▶ _What is expected_: Copy out all lines carrying the word "this".

--- BEGIN Information shown ---

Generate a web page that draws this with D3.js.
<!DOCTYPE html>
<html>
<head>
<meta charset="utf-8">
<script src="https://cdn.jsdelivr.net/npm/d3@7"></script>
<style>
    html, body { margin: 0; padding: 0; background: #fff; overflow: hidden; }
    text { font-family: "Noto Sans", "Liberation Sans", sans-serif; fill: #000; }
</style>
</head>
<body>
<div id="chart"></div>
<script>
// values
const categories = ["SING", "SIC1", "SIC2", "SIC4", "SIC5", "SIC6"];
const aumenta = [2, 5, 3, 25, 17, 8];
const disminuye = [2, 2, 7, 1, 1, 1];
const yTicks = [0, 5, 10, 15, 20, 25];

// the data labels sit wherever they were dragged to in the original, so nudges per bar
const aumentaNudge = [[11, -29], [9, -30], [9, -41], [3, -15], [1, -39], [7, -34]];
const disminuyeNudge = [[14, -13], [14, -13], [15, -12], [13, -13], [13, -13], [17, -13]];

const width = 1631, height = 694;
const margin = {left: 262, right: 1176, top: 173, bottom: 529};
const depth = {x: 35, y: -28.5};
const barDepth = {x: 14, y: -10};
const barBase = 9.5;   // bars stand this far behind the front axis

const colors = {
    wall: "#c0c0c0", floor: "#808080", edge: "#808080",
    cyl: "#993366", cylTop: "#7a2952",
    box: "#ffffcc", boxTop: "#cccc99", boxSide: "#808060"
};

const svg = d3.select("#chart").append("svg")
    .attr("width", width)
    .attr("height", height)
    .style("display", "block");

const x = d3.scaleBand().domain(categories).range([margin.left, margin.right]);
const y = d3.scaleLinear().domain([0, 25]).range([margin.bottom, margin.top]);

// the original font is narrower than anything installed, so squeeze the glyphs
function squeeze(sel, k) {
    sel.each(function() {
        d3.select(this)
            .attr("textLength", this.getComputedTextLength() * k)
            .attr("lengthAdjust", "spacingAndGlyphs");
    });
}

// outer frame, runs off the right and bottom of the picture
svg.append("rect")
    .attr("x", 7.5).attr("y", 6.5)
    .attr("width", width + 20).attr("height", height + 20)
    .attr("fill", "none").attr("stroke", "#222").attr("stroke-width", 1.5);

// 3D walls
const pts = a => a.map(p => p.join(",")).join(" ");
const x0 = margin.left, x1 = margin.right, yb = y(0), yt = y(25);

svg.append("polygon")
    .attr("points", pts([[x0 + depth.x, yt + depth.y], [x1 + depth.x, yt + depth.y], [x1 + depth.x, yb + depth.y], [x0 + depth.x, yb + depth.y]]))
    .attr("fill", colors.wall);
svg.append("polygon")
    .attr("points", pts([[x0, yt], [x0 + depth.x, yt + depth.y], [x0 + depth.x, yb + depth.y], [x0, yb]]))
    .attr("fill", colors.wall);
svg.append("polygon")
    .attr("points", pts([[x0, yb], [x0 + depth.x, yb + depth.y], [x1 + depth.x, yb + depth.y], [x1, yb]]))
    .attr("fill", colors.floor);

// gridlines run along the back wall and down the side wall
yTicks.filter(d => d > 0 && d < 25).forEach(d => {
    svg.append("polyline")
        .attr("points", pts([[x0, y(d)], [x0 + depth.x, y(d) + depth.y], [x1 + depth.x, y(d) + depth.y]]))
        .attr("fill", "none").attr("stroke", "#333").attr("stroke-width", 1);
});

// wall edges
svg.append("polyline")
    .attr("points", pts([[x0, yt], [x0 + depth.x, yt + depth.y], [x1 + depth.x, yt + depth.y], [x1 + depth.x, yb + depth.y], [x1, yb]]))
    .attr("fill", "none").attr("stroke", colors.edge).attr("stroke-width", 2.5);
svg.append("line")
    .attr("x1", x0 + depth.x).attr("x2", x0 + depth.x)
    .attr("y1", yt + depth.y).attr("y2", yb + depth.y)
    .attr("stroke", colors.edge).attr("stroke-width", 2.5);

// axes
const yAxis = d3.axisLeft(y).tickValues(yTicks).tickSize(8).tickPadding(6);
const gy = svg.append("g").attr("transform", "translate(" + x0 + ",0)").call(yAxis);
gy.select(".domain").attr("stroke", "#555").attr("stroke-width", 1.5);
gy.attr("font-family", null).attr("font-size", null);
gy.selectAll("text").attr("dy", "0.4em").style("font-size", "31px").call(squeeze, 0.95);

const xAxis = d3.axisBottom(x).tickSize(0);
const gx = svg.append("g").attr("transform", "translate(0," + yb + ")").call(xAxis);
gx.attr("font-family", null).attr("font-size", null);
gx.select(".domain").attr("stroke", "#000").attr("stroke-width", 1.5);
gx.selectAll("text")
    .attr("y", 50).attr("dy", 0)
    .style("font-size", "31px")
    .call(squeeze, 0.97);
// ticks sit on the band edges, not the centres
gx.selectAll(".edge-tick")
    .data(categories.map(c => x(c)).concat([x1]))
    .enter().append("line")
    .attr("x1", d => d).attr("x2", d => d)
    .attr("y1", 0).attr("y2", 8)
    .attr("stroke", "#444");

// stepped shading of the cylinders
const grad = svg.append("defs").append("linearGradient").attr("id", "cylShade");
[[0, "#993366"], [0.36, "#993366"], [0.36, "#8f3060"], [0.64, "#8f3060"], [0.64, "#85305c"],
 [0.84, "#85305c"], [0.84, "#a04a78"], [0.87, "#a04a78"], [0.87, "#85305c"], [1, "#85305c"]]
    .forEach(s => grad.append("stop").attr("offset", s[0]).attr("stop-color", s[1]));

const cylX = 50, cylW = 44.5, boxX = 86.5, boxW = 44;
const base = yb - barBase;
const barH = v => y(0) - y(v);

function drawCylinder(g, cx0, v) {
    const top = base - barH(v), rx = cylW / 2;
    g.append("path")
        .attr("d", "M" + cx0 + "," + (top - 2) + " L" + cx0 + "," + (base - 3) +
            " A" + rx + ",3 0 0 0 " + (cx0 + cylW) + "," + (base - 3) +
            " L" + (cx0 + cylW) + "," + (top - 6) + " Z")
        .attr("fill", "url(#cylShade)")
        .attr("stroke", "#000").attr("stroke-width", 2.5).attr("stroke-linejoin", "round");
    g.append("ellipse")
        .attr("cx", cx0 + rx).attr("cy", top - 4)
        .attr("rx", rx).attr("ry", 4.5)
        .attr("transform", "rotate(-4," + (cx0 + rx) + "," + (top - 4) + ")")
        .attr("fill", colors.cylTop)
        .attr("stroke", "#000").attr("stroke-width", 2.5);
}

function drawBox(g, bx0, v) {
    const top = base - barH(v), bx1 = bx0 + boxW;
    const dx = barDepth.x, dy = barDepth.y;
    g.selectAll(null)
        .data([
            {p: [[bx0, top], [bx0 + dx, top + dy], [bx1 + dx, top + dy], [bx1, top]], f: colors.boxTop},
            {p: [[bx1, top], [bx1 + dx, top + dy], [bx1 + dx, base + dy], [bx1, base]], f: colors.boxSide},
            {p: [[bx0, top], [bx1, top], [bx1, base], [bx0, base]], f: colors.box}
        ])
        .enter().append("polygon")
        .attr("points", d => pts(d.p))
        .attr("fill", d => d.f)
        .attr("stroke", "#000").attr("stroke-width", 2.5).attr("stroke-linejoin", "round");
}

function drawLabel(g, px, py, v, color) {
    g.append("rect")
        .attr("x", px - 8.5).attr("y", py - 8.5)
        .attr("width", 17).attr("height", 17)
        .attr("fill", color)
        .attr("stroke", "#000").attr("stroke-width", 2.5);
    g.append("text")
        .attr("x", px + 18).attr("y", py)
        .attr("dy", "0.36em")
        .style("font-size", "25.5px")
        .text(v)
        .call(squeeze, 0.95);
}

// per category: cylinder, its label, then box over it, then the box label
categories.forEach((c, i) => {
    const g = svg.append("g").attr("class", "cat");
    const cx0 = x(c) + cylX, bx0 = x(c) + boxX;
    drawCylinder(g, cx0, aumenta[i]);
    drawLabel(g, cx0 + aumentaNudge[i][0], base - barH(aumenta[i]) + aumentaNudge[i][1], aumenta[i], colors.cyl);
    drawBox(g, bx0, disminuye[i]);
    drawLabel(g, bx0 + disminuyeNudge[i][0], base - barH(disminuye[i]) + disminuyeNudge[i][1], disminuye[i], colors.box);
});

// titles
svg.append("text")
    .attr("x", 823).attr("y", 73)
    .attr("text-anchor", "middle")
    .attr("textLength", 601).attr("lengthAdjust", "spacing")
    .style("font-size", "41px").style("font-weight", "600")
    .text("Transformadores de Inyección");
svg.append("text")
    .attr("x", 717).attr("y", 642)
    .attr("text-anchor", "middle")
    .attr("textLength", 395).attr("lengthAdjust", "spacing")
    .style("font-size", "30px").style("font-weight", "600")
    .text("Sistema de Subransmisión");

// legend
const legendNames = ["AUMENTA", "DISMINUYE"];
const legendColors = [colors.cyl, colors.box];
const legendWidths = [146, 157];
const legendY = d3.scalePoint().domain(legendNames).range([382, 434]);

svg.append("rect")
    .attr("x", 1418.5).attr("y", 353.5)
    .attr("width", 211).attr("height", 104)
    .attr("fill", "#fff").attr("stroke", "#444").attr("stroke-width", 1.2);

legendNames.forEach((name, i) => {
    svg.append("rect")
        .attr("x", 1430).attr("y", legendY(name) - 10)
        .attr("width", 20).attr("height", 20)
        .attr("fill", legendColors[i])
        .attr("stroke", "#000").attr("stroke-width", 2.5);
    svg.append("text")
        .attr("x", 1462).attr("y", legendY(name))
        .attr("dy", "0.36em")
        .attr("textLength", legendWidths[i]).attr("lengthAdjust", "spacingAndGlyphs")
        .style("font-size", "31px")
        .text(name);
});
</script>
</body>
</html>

--- END Information shown ---

▶ _Correct result_:
Generate a web page that draws this with D3.js.
const barBase = 9.5;   // bars stand this far behind the front axis
        d3.select(this)
            .attr("textLength", this.getComputedTextLength() * k)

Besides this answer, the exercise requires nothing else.